▶ _Stored records_:
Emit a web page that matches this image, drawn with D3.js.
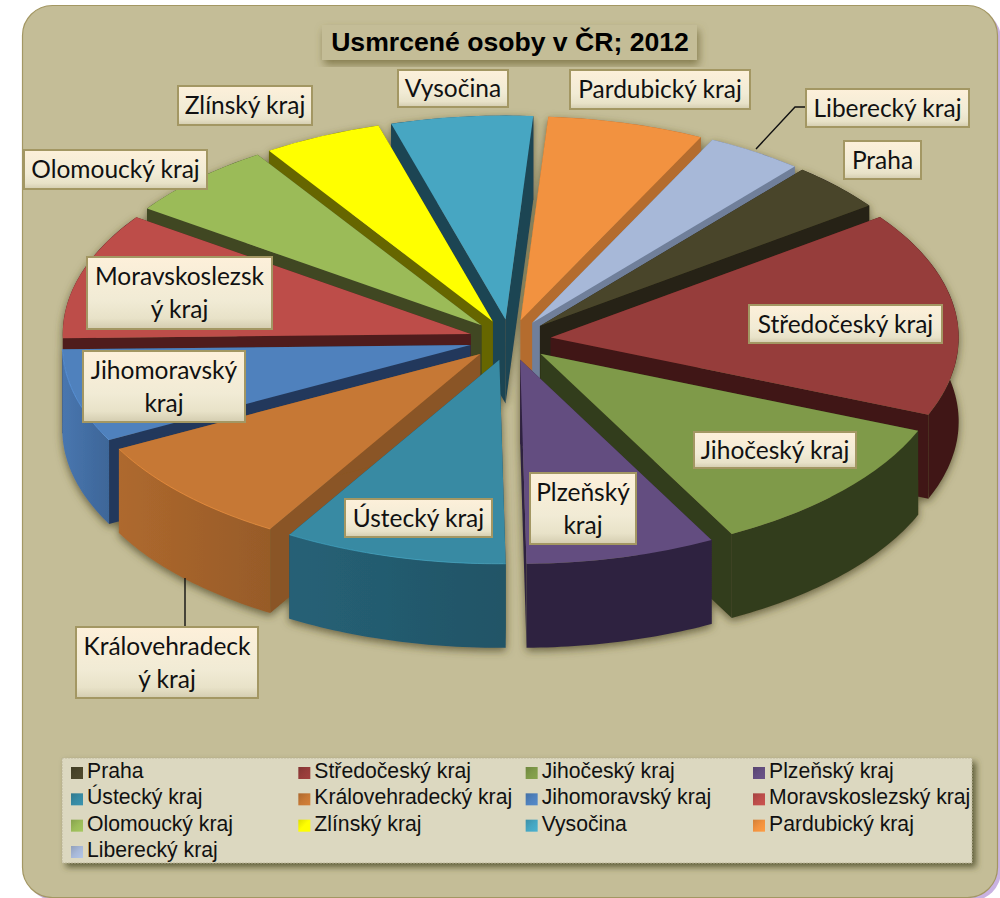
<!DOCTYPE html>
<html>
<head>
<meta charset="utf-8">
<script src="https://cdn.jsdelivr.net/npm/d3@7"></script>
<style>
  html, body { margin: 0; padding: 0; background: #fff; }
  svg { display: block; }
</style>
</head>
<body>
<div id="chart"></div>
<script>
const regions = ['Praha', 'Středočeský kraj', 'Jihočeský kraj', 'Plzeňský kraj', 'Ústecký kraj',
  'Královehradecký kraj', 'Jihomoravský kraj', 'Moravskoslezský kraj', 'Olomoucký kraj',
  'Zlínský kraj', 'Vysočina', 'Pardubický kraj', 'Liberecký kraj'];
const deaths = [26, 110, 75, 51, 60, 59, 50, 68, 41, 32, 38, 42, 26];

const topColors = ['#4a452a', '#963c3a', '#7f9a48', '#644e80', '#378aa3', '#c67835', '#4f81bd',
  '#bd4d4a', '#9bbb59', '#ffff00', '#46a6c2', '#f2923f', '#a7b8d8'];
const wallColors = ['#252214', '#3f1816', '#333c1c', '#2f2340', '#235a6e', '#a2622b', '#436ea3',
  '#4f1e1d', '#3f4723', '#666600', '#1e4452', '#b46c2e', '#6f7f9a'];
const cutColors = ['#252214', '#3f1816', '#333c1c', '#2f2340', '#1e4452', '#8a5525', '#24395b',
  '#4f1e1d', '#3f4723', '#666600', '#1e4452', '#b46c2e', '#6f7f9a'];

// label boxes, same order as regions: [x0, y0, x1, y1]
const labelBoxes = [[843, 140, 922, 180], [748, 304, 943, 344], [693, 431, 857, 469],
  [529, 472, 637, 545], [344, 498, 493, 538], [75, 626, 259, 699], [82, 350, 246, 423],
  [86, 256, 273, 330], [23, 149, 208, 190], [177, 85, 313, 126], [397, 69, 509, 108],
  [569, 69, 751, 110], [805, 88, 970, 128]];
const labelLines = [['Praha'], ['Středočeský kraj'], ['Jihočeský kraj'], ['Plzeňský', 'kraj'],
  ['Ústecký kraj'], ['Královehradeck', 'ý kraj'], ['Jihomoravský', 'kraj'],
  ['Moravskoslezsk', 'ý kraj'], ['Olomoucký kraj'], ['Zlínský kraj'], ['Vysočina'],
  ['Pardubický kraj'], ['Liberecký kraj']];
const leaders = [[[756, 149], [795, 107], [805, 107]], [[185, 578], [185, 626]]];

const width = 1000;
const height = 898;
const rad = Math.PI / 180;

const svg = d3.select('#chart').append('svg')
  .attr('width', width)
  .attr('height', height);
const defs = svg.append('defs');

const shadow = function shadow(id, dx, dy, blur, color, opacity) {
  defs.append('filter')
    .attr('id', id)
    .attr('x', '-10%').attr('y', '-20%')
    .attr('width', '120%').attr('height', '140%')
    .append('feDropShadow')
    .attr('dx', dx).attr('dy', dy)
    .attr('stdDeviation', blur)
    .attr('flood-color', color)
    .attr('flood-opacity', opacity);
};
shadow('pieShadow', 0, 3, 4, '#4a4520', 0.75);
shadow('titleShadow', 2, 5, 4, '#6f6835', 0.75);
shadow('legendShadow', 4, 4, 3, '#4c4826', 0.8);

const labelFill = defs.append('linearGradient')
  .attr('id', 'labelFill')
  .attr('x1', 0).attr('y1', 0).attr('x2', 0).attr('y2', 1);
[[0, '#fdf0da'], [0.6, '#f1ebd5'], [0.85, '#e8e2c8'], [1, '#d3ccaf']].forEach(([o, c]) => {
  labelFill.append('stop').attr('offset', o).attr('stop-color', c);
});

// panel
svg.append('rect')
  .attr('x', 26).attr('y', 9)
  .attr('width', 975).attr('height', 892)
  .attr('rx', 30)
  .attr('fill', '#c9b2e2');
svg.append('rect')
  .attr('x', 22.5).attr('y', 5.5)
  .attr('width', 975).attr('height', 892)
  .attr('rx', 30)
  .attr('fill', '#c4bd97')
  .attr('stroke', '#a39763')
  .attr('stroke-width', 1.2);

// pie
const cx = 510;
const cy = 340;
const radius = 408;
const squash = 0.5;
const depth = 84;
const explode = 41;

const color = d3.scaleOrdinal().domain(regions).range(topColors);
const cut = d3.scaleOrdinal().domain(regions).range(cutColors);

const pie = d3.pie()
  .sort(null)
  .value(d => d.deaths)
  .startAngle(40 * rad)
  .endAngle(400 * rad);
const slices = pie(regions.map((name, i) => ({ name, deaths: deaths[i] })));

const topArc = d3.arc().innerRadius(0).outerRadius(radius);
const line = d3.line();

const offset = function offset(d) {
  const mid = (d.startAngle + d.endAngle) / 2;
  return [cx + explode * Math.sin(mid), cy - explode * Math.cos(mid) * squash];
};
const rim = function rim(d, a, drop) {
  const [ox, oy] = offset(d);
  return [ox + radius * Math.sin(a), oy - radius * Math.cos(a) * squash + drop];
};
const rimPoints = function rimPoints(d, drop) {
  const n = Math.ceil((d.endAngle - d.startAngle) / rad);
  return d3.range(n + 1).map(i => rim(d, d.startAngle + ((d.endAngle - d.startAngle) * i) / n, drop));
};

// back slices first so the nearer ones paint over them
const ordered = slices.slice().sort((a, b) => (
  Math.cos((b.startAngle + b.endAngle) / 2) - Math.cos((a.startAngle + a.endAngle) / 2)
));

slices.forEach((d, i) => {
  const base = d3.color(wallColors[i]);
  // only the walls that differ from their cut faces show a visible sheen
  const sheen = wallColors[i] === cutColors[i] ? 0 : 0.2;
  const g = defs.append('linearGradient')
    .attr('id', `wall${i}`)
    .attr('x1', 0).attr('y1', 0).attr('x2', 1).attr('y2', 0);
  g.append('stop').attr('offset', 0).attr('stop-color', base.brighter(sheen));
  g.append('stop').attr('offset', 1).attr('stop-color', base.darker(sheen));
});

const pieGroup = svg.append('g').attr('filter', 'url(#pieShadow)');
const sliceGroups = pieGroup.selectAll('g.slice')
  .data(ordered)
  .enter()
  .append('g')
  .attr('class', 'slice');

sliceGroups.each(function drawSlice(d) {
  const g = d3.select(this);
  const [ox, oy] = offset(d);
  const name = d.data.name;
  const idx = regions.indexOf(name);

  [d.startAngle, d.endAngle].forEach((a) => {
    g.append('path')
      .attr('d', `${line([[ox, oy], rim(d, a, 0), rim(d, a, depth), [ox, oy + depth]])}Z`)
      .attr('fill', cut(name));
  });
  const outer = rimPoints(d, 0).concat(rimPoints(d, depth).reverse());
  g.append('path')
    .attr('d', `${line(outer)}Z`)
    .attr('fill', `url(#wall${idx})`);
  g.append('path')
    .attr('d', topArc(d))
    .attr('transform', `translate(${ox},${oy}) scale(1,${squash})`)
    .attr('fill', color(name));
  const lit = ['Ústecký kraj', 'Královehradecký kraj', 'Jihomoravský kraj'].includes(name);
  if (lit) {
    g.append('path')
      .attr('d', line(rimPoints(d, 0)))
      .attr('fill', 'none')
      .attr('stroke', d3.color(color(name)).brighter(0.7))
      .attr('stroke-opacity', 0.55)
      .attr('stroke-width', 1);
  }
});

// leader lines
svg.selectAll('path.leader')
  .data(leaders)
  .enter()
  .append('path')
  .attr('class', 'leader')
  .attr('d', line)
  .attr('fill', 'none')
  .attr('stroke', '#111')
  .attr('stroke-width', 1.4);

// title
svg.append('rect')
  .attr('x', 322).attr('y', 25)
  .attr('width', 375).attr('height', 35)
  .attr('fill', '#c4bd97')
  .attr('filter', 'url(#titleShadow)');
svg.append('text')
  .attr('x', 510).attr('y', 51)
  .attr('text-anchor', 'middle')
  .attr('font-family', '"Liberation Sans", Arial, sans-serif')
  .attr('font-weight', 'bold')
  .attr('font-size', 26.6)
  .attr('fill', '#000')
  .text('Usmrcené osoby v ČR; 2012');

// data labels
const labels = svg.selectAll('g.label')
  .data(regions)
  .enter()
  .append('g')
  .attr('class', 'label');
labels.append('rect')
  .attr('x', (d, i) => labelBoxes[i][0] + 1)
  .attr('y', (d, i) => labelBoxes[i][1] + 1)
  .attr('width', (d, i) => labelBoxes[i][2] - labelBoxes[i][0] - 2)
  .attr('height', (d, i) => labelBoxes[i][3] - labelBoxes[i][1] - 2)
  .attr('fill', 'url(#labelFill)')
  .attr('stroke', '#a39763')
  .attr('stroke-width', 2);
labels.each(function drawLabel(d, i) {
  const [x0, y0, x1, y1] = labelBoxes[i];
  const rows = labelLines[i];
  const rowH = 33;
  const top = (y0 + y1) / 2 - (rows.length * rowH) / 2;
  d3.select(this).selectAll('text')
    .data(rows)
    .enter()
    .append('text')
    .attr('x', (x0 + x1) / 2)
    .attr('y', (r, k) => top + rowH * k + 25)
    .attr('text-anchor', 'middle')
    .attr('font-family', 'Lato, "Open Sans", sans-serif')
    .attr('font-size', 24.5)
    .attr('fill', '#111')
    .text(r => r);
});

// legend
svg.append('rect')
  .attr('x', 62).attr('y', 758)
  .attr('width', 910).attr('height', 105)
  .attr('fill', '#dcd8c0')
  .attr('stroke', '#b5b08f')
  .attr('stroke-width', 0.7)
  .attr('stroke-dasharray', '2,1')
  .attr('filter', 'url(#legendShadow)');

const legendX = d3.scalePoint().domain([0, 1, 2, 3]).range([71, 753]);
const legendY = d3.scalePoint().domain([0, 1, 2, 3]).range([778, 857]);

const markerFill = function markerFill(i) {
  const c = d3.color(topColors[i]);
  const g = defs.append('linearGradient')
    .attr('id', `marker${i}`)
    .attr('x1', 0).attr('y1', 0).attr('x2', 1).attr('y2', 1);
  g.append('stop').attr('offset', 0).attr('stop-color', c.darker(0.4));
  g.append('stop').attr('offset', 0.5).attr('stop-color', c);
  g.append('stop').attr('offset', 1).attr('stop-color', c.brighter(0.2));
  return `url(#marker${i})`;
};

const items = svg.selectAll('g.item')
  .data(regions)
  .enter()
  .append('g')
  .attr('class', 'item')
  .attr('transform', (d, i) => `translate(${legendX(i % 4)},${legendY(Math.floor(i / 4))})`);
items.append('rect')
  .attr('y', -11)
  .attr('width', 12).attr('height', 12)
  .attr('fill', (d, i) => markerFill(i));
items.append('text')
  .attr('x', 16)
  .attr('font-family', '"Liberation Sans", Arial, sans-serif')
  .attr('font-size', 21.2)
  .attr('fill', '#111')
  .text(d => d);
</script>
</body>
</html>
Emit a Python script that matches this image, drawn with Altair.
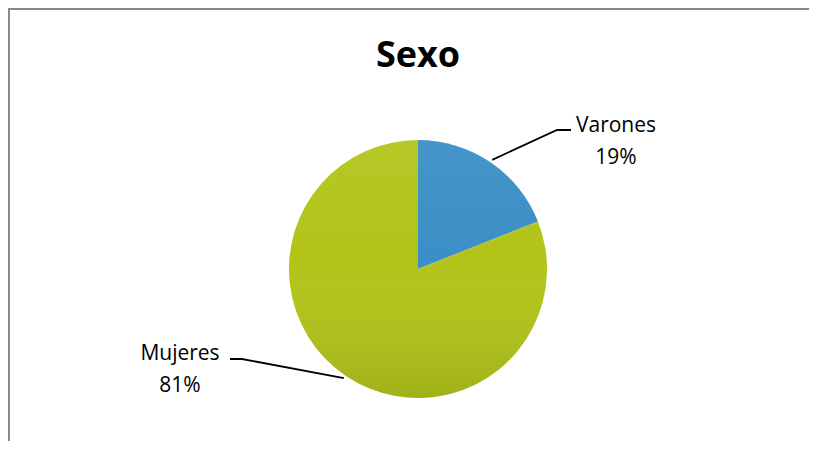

▶ _Your goal_:
Only the lines from the start of the records to the one containing "38, 42, 26];" should be repeated, exactly and with both ends kept; drop any pictures.

▶ _Finished task_:
Emit a web page that matches this image, drawn with D3.js.
<!DOCTYPE html>
<html>
<head>
<meta charset="utf-8">
<script src="https://cdn.jsdelivr.net/npm/d3@7"></script>
<style>
  html, body { margin: 0; padding: 0; background: #fff; }
  svg { display: block; }
</style>
</head>
<body>
<div id="chart"></div>
<script>
const regions = ['Praha', 'Středočeský kraj', 'Jihočeský kraj', 'Plzeňský kraj', 'Ústecký kraj',
  'Královehradecký kraj', 'Jihomoravský kraj', 'Moravskoslezský kraj', 'Olomoucký kraj',
  'Zlínský kraj', 'Vysočina', 'Pardubický kraj', 'Liberecký kraj'];
const deaths = [26, 110, 75, 51, 60, 59, 50, 68, 41, 32, 38, 42, 26];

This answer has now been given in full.